Editorials and Opinions

Village of Oak Creek residents commonly joke if they need law enforcement, they’ll call the Sedona Fire District.

An unincorporated community, the Village relies on the Yavapai County Sheriff’s Office for policing services.

Sedona Red Rock News Managing Editor Trista Steers MacVittieIt isn’t that YCSO does a bad job.

Wonderful, dedicated individuals serve as deputies for the office.

The size and terrain of Yavapai County is the problem.

With a limited number of deputies patrolling large areas, it’s obvious someone can’t always be in the Village.

Apparently, YCSO and residents weren’t the only people smart enough to figure out the chances are slimmer of catching a criminal in a place without its own law enforcement.

Last year a man broke into a Village home assaulting and robbing the homeowners in the early morning hours.

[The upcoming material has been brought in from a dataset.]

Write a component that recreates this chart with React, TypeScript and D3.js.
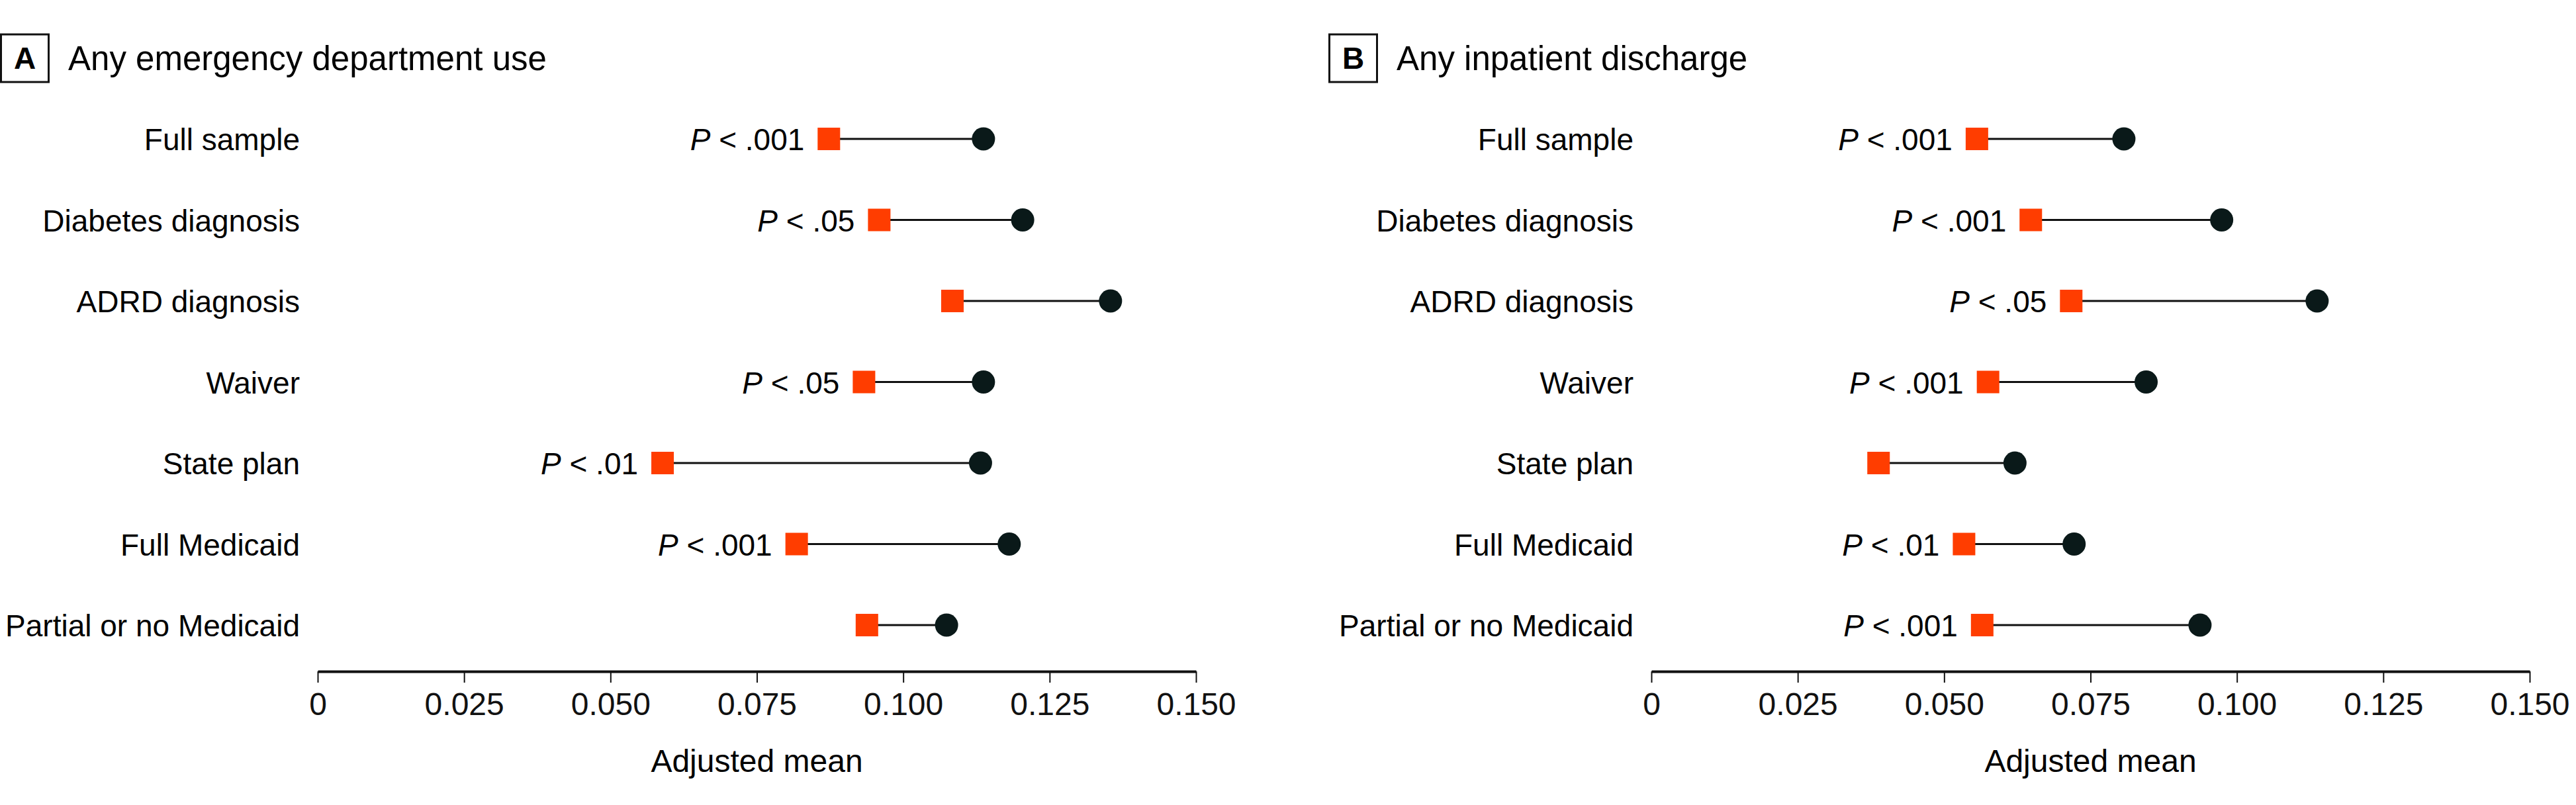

The man was at large for some time, but YCSO eventually caught up with the Cottonwood resident.

This spring, a rash of home burglaries in the Village and Sedona resulted in YCSO stepping up patrols in the area, although those criminals were not caught.

Most recently, two teenage boys went on a car burglary spree.

They weren’t so lucky when a resident called them in, and YCSO happened to be in the area.

Yavapai County Sheriff Scott Mascher saw a community growing in population and hosting thousands of tourists a year and a patrol model not capable of meeting the Village’s law enforcement needs.

The Yavapai County Board of Supervisors approved funding in its fiscal year 2012-13 budget to staff a Village substation with full squad, including a sergeant and four deputies, beginning Sunday, Sept. 2.

The Village isn’t the quiet, Sedona bedroom community a few hundred residents call home anymore.

Thousands live there and that many more visit daily, and now YCSO will be always be there to protect them.